O respeito à origem: etnodesenvolvimento e parcerias justas
Inspirar-se nos saberes indígenas exige responsabilidade. É fundamental garantir o etnodesenvolvimento, ou seja, o fortalecimento das comunidades indígenas em sua autonomia, economia e cultura. Isso só é possível através de parcerias transparentes, com remuneração justa, consentimento prévio e reconhecimento do valor intelectual desses povos. Marcas verdadeiramente comprometidas vão além da estética e priorizam o comércio justo, contratos colaborativos e práticas que preservem a floresta em pé e a cultura viva.
O papel da ancestralidade na inovação cosmética atual
Enquanto a ciência busca novas moléculas em laboratórios, a ancestralidade nos ensina que inovação também é olhar para trás com reverência. A cosmética indígena inspira a criação de produtos mais sensíveis ao meio ambiente, mais eficazes por sua simplicidade e mais conectados com os ritmos naturais. A fusão entre tradição e tecnologia está abrindo caminhos para uma nova geração de cosméticos: regenerativos, éticos e profundamente humanos. Nesse movimento, a ancestralidade não é um resquício do passado — é uma bússola para o futuro.
A cosmética ancestral nos convida a enxergar a beleza como um ato de conexão — com o corpo, com a natureza e com as raízes culturais dos povos que há séculos cuidam da terra com respeito e sabedoria. Os ingredientes sagrados da floresta, como breu-branco, andiroba, urucum e tantos outros, são mais do que ativos cosméticos: são expressões vivas de um conhecimento profundo e sutil, guardado com amor pelas comunidades indígenas e transmitido de geração em geração.
Valorizar esses saberes é reconhecer o papel fundamental dos povos originários na preservação da biodiversidade e na construção de uma relação mais equilibrada com o planeta. É também um convite à reflexão: que tipo de beleza estamos cultivando? Que impacto nossas escolhas têm sobre o mundo ao nosso redor?

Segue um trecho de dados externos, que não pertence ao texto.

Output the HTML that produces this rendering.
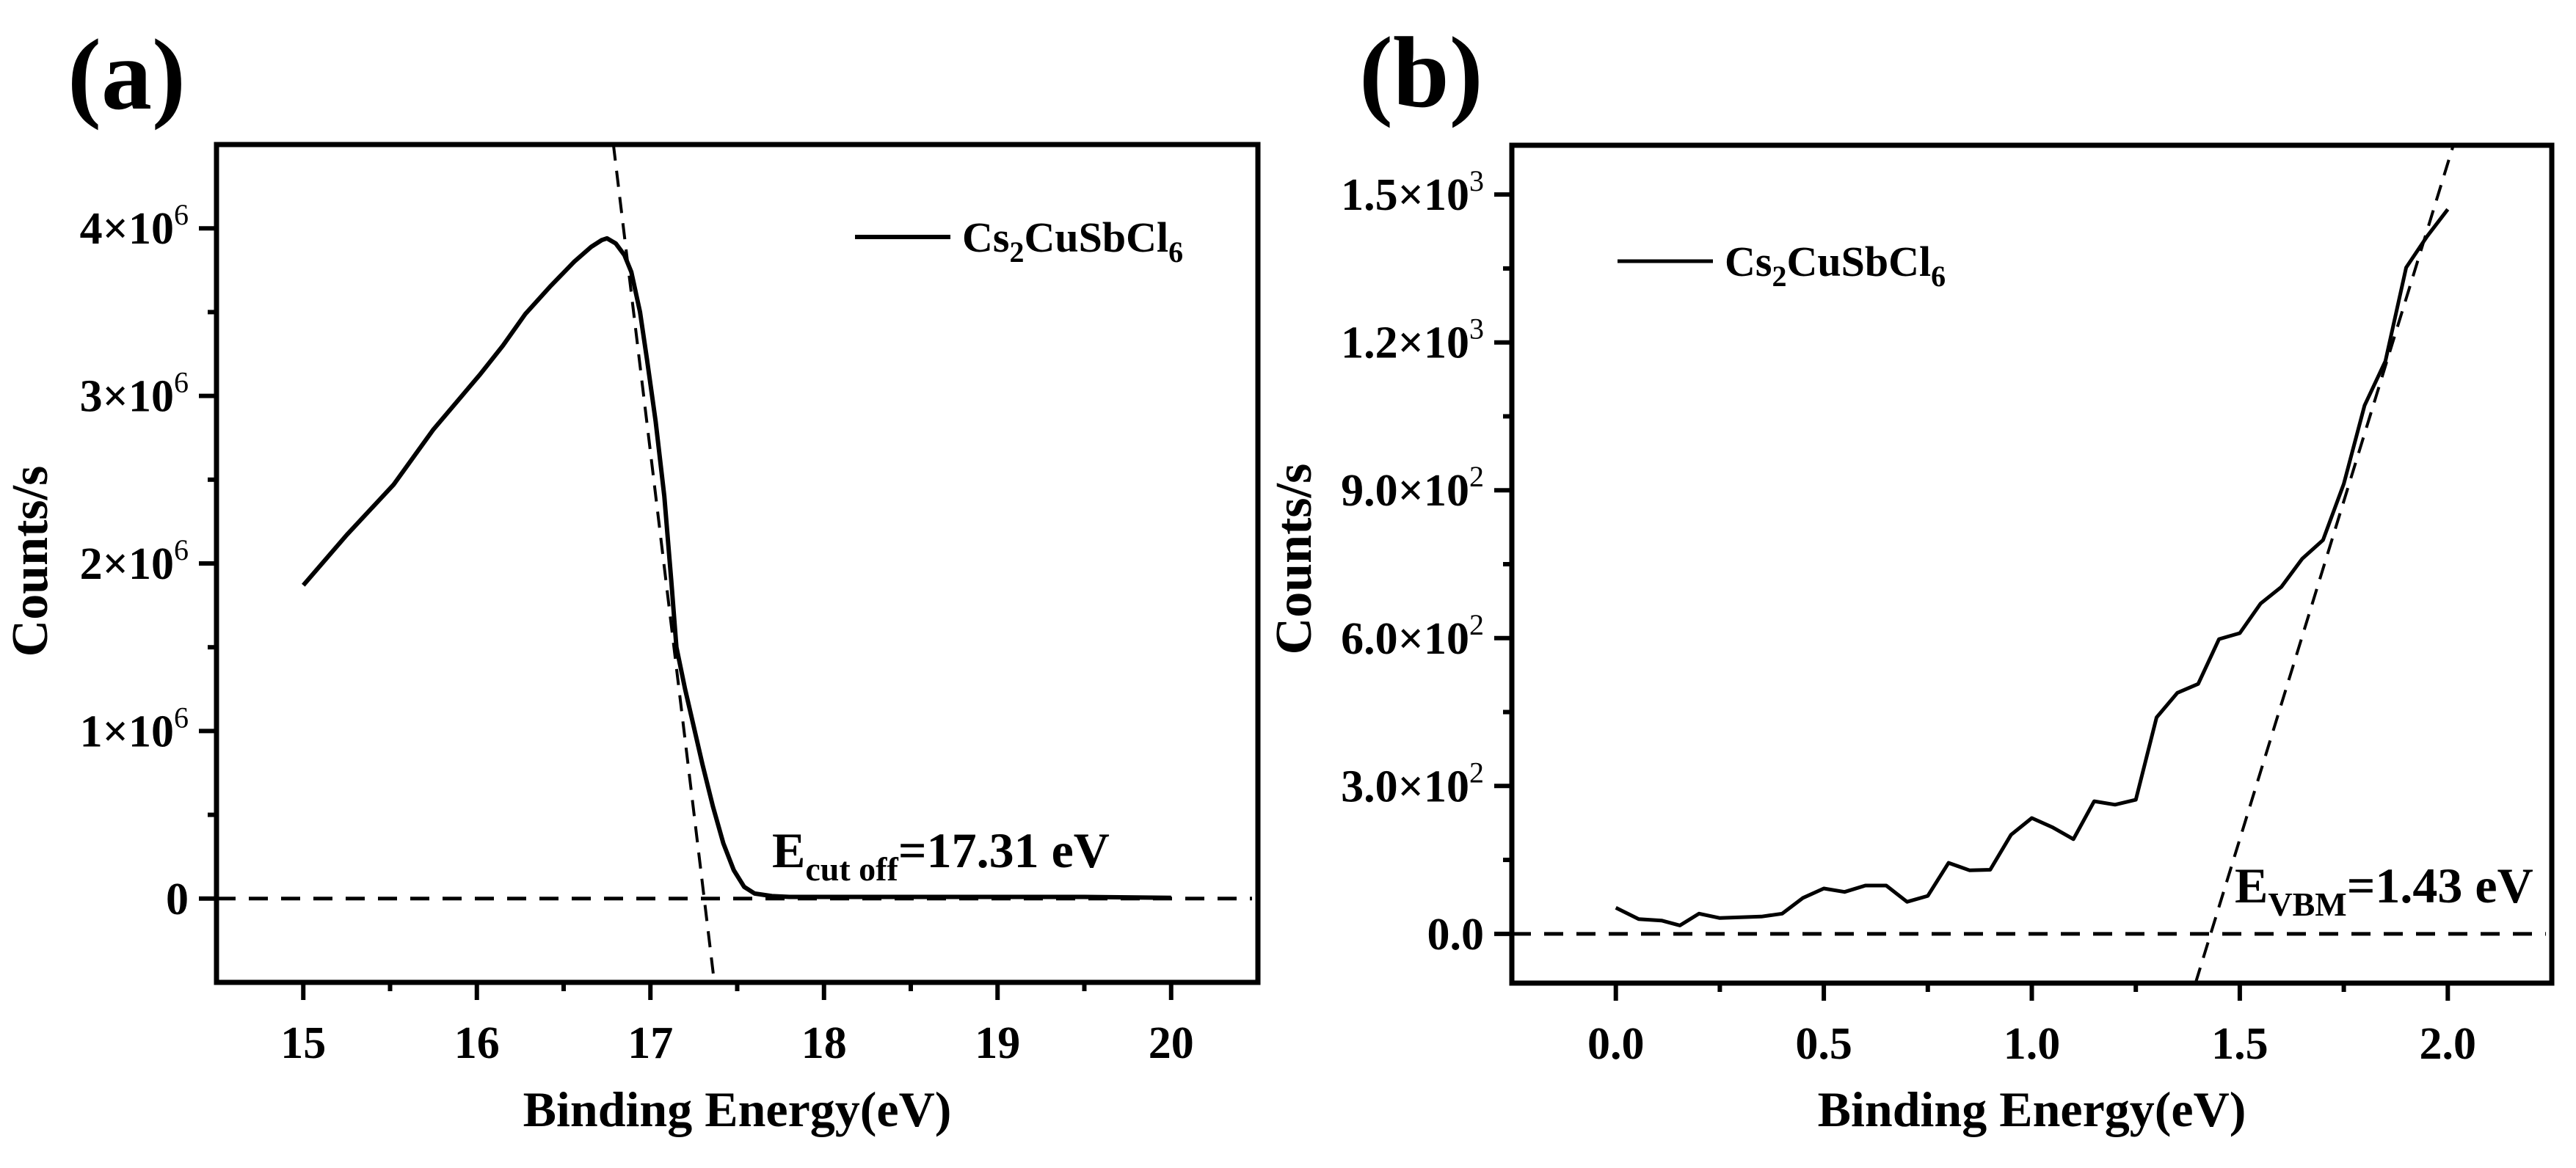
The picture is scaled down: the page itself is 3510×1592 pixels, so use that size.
<!DOCTYPE html>
<html><head><meta charset="utf-8"><style>
html,body{margin:0;padding:0;background:#fff;}
svg{display:block;font-family:"Liberation Serif",serif;font-weight:bold;}
</style></head><body>
<svg id="fig" width="3510" height="1592" viewBox="0 0 3510 1592" xmlns="http://www.w3.org/2000/svg">
<text x="92" y="148" font-size="138">(a)</text>
<text x="1852" y="145" font-size="138">(b)</text>
<g id="pa"></g>
<g id="pb"></g>
</svg>
<script>
// Panel (a) data
const aX = [15, 15.25, 15.52, 15.75, 16.02, 16.15, 16.28, 16.42, 16.56, 16.66, 16.72, 16.75, 16.8, 16.85, 16.89, 16.94, 16.98, 17.03, 17.08, 17.12, 17.15, 17.2, 17.24, 17.3, 17.36, 17.42, 17.48, 17.54, 17.6, 17.7, 17.8, 18.5, 19.0, 19.5, 20.0];
const aY = [1.87e6, 2.17e6, 2.47e6, 2.80e6, 3.13e6, 3.30e6, 3.49e6, 3.65e6, 3.8e6, 3.89e6, 3.93e6, 3.94e6, 3.91e6, 3.84e6, 3.74e6, 3.5e6, 3.22e6, 2.85e6, 2.4e6, 1.9e6, 1.5e6, 1.25e6, 1.07e6, 0.8e6, 0.55e6, 0.33e6, 0.17e6, 0.07e6, 0.03e6, 0.015e6, 0.01e6, 0.01e6, 0.01e6, 0.01e6, 0.005e6];
const aXTicks = [15, 16, 17, 18, 19, 20];
const aYTicks = [0, 1e6, 2e6, 3e6, 4e6];
const aYTickLabels = ["0", "1×10^6", "2×10^6", "3×10^6", "4×10^6"];
const aCutoff = 17.31;
const aSlope = -8.6e6;
// Panel (b) data
const bX = [0, 0.055, 0.11, 0.154, 0.2, 0.25, 0.35, 0.4, 0.45, 0.5, 0.55, 0.6, 0.65, 0.7, 0.75, 0.8, 0.85, 0.9, 0.95, 1.0, 1.05, 1.1, 1.15, 1.2, 1.25, 1.3, 1.35, 1.4, 1.45, 1.5, 1.55, 1.6, 1.65, 1.7, 1.75, 1.8, 1.85, 1.9, 1.95, 2.0];
const bY = [53, 30, 27, 17, 41, 32, 35, 41, 73, 92, 85, 98, 98, 65, 77, 144, 129, 130, 201, 235, 216, 192, 269, 262, 272, 439, 489, 507, 598, 610, 670, 704, 761, 799, 913, 1072, 1162, 1352, 1415, 1470];
const bXTicks = [0, 0.5, 1.0, 1.5, 2.0];
const bXTickLabels = ["0.0", "0.5", "1.0", "1.5", "2.0"];
const bYTicks = [0, 300, 600, 900, 1200, 1500];
const bYTickLabels = ["0.0", "3.0×10^2", "6.0×10^2", "9.0×10^2", "1.2×10^3", "1.5×10^3"];
const bVBM = 1.43;
const bSlope = 2743;

const NS = "http://www.w3.org/2000/svg";
function mk(parent, tag, attrs) {
  const e = document.createElementNS(NS, tag);
  for (const k in attrs) e.setAttribute(k, attrs[k]);
  parent.appendChild(e);
  return e;
}
function tickText(g, x, y, label, anchor) {
  const t = mk(g, "text", {x: x, y: y, "font-size": 62, "text-anchor": anchor});
  
  
  const parts = label.split("^");
  t.appendChild(document.createTextNode(parts[0]));
  if (parts[1]) {
    const s = mk(t, "tspan", {"font-size": 40, dy: -26, "font-weight": "normal"});
    s.textContent = parts[1];
  }
  return t;
}
function drawPanel(g, cfg) {
  const X = v => cfg.L + (v - cfg.x0) / (cfg.x1 - cfg.x0) * (cfg.R - cfg.L);
  const Y = v => cfg.B - (v - cfg.y0) / (cfg.y1 - cfg.y0) * (cfg.B - cfg.T);
  const z = mk(g, "line", {x1: cfg.L, x2: cfg.R - 8, y1: Y(0), y2: Y(0), stroke: "#000", "stroke-width": 5, "stroke-dasharray": "26 18"});
  
  
  const tx0 = cfg.edge + cfg.tY0 / cfg.slope, tx1 = cfg.edge + cfg.tY1 / cfg.slope;
  const tg = mk(g, "line", {x1: X(tx0), y1: Y(cfg.tY0), x2: X(tx1), y2: Y(cfg.tY1), stroke: "#000", "stroke-width": 4, "stroke-dasharray": "22 14"});
  
  
  const pts = cfg.xs.map((v, i) => X(v).toFixed(1) + "," + Y(cfg.ys[i]).toFixed(1)).join(" ");
  const pl = mk(g, "polyline", {points: pts, fill: "none", stroke: "#000", "stroke-width": cfg.lw, "stroke-linejoin": "round"});
  
  
  const fr = mk(g, "rect", {x: cfg.L, y: cfg.T, width: cfg.R - cfg.L, height: cfg.B - cfg.T, fill: "none", stroke: "#000", "stroke-width": 7});
  
  
  cfg.xt.forEach((v, i) => {
    const l = mk(g, "line", {x1: X(v), x2: X(v), y1: cfg.B, y2: cfg.B + 24, stroke: "#000", "stroke-width": 6});
    
    
    tickText(g, X(v), cfg.B + 103, cfg.xl[i], "middle");
    if (i < cfg.xt.length - 1) {
      const m = (v + cfg.xt[i + 1]) / 2;
      const ml = mk(g, "line", {x1: X(m), x2: X(m), y1: cfg.B, y2: cfg.B + 12, stroke: "#000", "stroke-width": 6});
      
      
    }
  });
  cfg.yt.forEach((v, i) => {
    const l = mk(g, "line", {x1: cfg.L - 24, x2: cfg.L, y1: Y(v), y2: Y(v), stroke: "#000", "stroke-width": 6});
    
    
    tickText(g, cfg.L - 38, Y(v) + 21, cfg.yl[i], "end");
    const m = v + (cfg.yt[1] - cfg.yt[0]) / 2;
    if (m < cfg.y1) {
      const ml = mk(g, "line", {x1: cfg.L - 12, x2: cfg.L, y1: Y(m), y2: Y(m), stroke: "#000", "stroke-width": 6});
      
      
    }
  });
  const xt = mk(g, "text", {x: (cfg.L + cfg.R) / 2, y: 1535, "font-size": 68, "text-anchor": "middle"});
  xt.textContent = "Binding Energy(eV)";
  
  
  const yt = mk(g, "text", {x: 0, y: 0, "font-size": 70, "text-anchor": "middle", transform: "translate(" + (cfg.ytx + 24) + "," + cfg.yty + ") rotate(-90)"});
  yt.textContent = "Counts/s";
  
  
  const lg = mk(g, "line", {x1: cfg.legX, x2: cfg.legX + 130, y1: cfg.legY, y2: cfg.legY, stroke: "#000", "stroke-width": cfg.lw});
  
  
  const lt = mk(g, "text", {x: cfg.legX + 146, y: cfg.legY + 20, "font-size": 58});
  
  
  lt.innerHTML = 'Cs<tspan font-size="40" dy="14">2</tspan><tspan dy="-14">CuSbCl</tspan><tspan font-size="40" dy="14">6</tspan>';
  const an = mk(g, "text", {x: cfg.anX, y: cfg.anY, "font-size": 68});
  
  
  an.innerHTML = 'E<tspan font-size="46" dy="18">' + cfg.sub + '</tspan><tspan dy="-18">=' + cfg.edge.toFixed(2) + ' eV</tspan>';
}
drawPanel(document.getElementById("pa"), {
  L: 295, R: 1714, T: 197, B: 1339, x0: 14.5, x1: 20.5, y0: -0.5e6, y1: 4.5e6,
  xs: aX, ys: aY, xt: aXTicks, xl: aXTicks.map(String), yt: aYTicks, yl: aYTickLabels,
  edge: aCutoff, slope: aSlope, tY0: 4.5e6, tY1: -0.45e6, lw: 6,
  ytx: 40, yty: 765, legX: 1165, legY: 323, anX: 1052, anY: 1182, sub: "cut off"
});
drawPanel(document.getElementById("pb"), {
  L: 2060, R: 3477, T: 198, B: 1340, x0: -0.25, x1: 2.25, y0: -100, y1: 1600,
  xs: bX, ys: bY, xt: bXTicks, xl: bXTickLabels, yt: bYTicks, yl: bYTickLabels,
  edge: bVBM, slope: bSlope, tY0: -100, tY1: 1600, lw: 5,
  ytx: 1762, yty: 762, legX: 2204, legY: 356, anX: 3045, anY: 1230, sub: "VBM"
});
</script>
</body></html>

Ao escolher cosméticos naturais inspirados na ancestralidade, optamos por uma beleza com propósito — que respeita os ciclos da natureza, promove o comércio justo e apoia o etnodesenvolvimento. Que este artigo sirva como um chamado à reconexão: que possamos buscar, cada vez mais, produtos que honrem a floresta, que valorizem seus guardiões e que transformem o autocuidado em um gesto de respeito, gratidão e transformação.